My passion around PR spam is more than just trying to protect and correct the reputation of public relations professionals (remember, I am one, too), but also to fight for the integrity of email marketing. (I co-wrote a book on that, by the way.) Not to mention, I’d like to protect my own inbox.
While the media database companies were inadvertently complicit in PR spam then, most have done a much better job of educating PR pros on how to use the media information found in their databases, but advocating for the best practices quite loudly. I applaud Cision, Vocus, PRWeb, Meltwater and others for helping promote the notion of relationships before reports, quality before quantity.
But there are still people – some intentionally, others ignorantly – misusing these tools. Case in point: It is possible to search for a media list, download the contact information and then dump that list into one’s email marketing platform only to then blast them. And many … perhaps most … PR firms do this.
It is not illegal. The CAN-SPAM Act (for U.S. jurisdiction) does allow you to send a cold call marketing email to anyone, even using a blast service, so long as you include a clear method to opt-out or unsubscribe.
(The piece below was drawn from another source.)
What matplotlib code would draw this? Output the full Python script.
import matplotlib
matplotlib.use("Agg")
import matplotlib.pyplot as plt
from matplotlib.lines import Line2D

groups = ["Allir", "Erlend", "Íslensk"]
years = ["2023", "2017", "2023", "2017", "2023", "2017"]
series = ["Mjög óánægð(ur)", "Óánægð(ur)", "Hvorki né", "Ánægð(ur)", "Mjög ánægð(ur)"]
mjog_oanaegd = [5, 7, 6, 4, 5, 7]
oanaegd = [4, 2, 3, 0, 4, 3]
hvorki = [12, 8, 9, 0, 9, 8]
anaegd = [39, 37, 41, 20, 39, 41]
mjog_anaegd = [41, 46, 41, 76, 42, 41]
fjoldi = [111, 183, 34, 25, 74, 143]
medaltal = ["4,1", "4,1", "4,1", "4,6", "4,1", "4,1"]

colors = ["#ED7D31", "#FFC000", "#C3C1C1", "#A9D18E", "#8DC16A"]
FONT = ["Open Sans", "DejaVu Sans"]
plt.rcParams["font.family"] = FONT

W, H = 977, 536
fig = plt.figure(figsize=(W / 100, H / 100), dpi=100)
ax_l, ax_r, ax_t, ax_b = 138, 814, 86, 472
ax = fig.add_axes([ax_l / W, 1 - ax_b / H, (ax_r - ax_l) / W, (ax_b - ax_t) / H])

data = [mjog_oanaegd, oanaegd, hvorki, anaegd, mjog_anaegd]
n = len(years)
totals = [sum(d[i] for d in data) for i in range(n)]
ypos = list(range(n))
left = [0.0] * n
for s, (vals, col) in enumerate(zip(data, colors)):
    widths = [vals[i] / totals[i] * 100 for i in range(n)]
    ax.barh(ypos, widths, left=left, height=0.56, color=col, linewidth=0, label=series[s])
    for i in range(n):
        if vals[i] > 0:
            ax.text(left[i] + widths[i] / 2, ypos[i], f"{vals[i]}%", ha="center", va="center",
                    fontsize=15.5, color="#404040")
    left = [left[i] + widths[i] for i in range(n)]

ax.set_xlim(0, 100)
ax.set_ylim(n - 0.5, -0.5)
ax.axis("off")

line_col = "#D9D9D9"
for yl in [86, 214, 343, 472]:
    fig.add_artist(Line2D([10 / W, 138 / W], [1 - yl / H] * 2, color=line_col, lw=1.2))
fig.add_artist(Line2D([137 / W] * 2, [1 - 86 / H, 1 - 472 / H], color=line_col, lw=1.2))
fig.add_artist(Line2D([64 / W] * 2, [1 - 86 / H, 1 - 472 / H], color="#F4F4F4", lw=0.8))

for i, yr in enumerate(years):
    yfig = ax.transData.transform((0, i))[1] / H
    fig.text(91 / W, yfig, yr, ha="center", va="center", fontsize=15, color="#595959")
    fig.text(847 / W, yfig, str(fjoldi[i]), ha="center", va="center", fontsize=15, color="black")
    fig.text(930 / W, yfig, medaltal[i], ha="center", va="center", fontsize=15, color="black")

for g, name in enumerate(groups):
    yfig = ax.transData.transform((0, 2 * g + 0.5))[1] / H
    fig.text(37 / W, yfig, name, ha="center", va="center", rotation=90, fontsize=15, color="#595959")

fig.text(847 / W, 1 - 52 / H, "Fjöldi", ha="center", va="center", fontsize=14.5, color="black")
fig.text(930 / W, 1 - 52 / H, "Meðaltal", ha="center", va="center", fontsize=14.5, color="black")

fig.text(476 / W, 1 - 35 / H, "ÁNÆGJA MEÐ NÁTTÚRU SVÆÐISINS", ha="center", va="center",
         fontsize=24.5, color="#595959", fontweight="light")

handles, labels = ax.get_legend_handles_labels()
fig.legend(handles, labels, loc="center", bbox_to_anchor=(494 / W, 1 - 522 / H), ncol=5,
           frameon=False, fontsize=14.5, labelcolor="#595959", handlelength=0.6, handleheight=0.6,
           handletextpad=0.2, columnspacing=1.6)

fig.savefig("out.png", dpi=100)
But just because it is not illegal does not mean you SHOULD do this. It is spam. It is unethical.
Let me clarify a few nuances:
- Sending a single, one-to-one email to a reporter or blogger to inquire about their interest in a client or initiative is not spam. It’s a cold-call email, but it’s 1:1, personal (hopefully) and a simple inquiry.
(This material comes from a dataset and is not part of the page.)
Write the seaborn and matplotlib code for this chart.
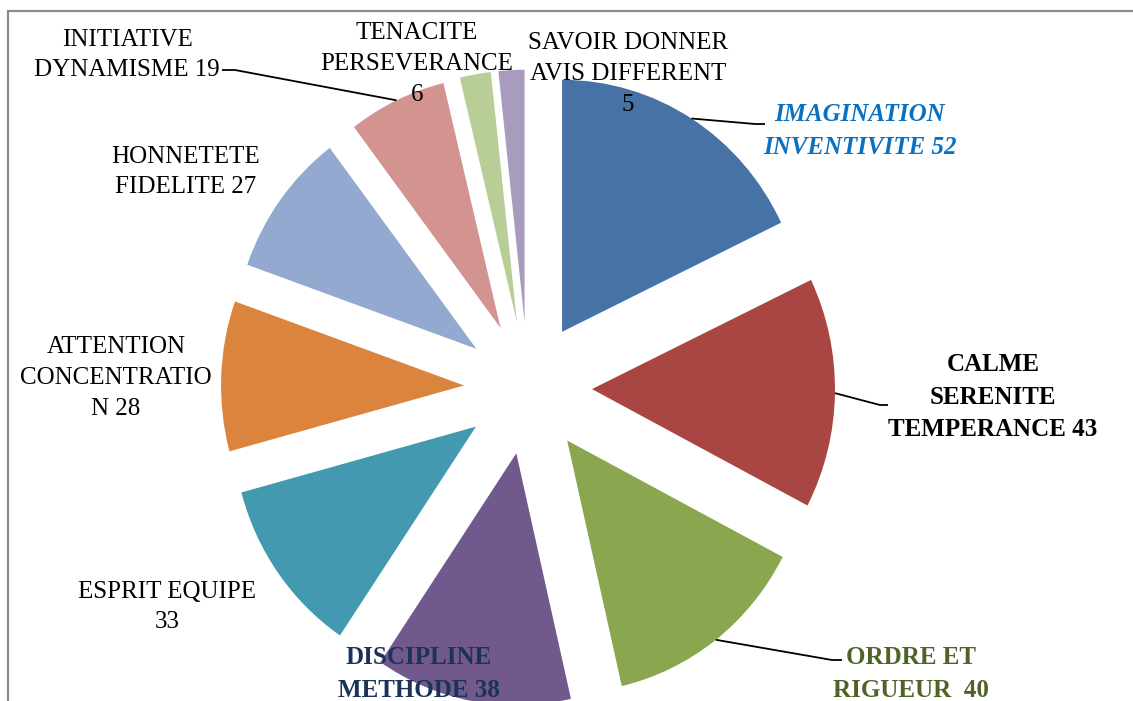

- Sending a single, one-to-one email to a reporter or blogger that is the entire news release or information you want them to consume is, by definition, spam. They did not ask for this marketing material. There is no context or relationship established to ensure permission to put it in front of them. The only saving grace in this approach is that it is a 1:1 communication. A simple, “I’m not interested,” response is possible.
- Sending an email to a reporter or blogger that is a blast email sent to multiple reporters or bloggers using an email marketing service or blast technique without first establishing a relationship and securing permission to place the reporter’s email address on the list is not just spam, it is also a presumptuous violation of that individual’s time, attention and privacy. It is no different than calling them without checking to see if they are registered with the Do Not Call registry. It is no different that walking up to them on the street and sticking flyers to their chest in assault fashion.
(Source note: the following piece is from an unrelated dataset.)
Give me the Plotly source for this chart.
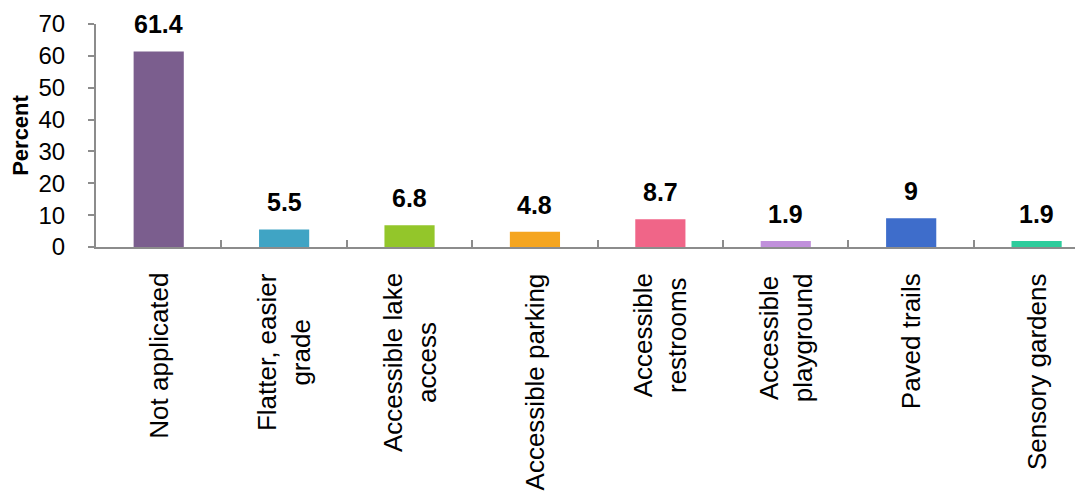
import plotly.graph_objects as go

categories = ["Not applicated", "Flatter, easier<br>grade", "Accessible lake<br>access",
              "Accessible parking", "Accessible<br>restrooms", "Accessible<br>playground",
              "Paved trails", "Sensory gardens"]
values = [61.4, 5.5, 6.8, 4.8, 8.7, 1.9, 9, 1.9]
value_labels = ["61.4", "5.5", "6.8", "4.8", "8.7", "1.9", "9", "1.9"]
colors = ["#7B5E8E", "#40A4C4", "#93C62A", "#F5A51F", "#F06588", "#C090DB", "#3E6DCB", "#2ECC9C"]
y_ticks = [0, 10, 20, 30, 40, 50, 60, 70]

axis_grey = "#8C8C8C"
FONT = "Liberation Sans, Arial"

fig = go.Figure()
fig.add_trace(go.Bar(x=categories, y=values, marker=dict(color=colors, line=dict(width=0)),
                     width=0.4, showlegend=False))

for c, v, t in zip(categories, values, value_labels):
    fig.add_annotation(x=c, y=v, text="<b>%s</b>" % t, showarrow=False, yanchor="bottom",
                       yshift=11, font=dict(family=FONT, size=25, color="#000000"))

# category labels (rotated, centred lines)
for c in categories:
    fig.add_annotation(x=c, y=0, yref="y", text=c, showarrow=False, textangle=-90,
                       xanchor="center", yanchor="top", align="center", yshift=-24,
                       font=dict(family=FONT, size=26, color="#000000"))

fig.update_layout(
    width=1083, height=493,
    margin=dict(l=88, r=8, t=16, b=254),
    paper_bgcolor="white", plot_bgcolor="white",
    font=dict(family=FONT, color="#000000"),
)
fig.update_xaxes(
    type="category", range=[-0.5, 7.37], automargin=False,
    showline=True, linecolor=axis_grey, linewidth=2,
    tickson="boundaries", ticks="inside", ticklen=7, tickwidth=2, tickcolor=axis_grey,
    showticklabels=False, showgrid=False, zeroline=False,
)
fig.update_yaxes(
    range=[0, 70], tickvals=y_ticks, automargin=False,
    showline=True, linecolor=axis_grey, linewidth=2,
    ticks="outside", ticklen=6, tickwidth=2, tickcolor=axis_grey,
    tickfont=dict(size=24, color="#000000"), ticklabelstandoff=18,
    showgrid=False, zeroline=False,
    title=dict(text="<b>Percent</b>", font=dict(size=22, color="#000000"), standoff=7),
)

fig.write_html("out.html")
Last Tuesday, frustrated with yet another round of irrelevant PR spam in my inbox, I tweeted:
— Jason Falls (@JasonFalls) February 17, 2015
And it just so happens a firm sent me not one but two emails that morning through their email marketing software – a sign I’d been added to a list. I never heard of this firm, nor its clients. I never signed up to learn about its clients, nor to be placed on any distribution list.
So I outed them. The ensuing argument between me and the firm’s CEO, which I hear has inspired an episode of the UnPodcast and did fuel a Gini Dietrich post on Spin Sucks, ended well. The CEO apologized for the mistake and added she hoped others learned from it. I thanked her and wish her well.
So, while it may not be polite, I am going to continue to do so and I call on anyone else who receives public relations communications to do the same.
If you receive an unsolicited email from a marketing or PR firm or a company marketing a product or service and that email is sent through an email marketing service (meaning there is some automated way to unsubscribe or you can deduce it’s a blast list), please out them using this firm, but polite formula on your social network of choice:
. @FIRMNAME added me to an email blast list without my permission. This is #PRspam and should be prohibited. #updatecanspam
My hope is the #updatecanspam hashtag can gain enough momentum that an addendum prohibiting any company or person from adding any email address to an email marketing or blast list without the express, written permission of the email recipient.
Please know that I have no intention of embarrassing or criticizing the PR firms in question, but public acknowledgement will be made to include everyone in the conversation. I also do not wish to blame the media database companies. Both have certain culpability in all this. One makes the lists available. The other uses them inappropriately. But in order to rally the industry around change, we cannot make it us vs. them. It has to be all of us for the change.
Let’s help make PR better and update the CAN-SPAM Act. Join me, won’t you?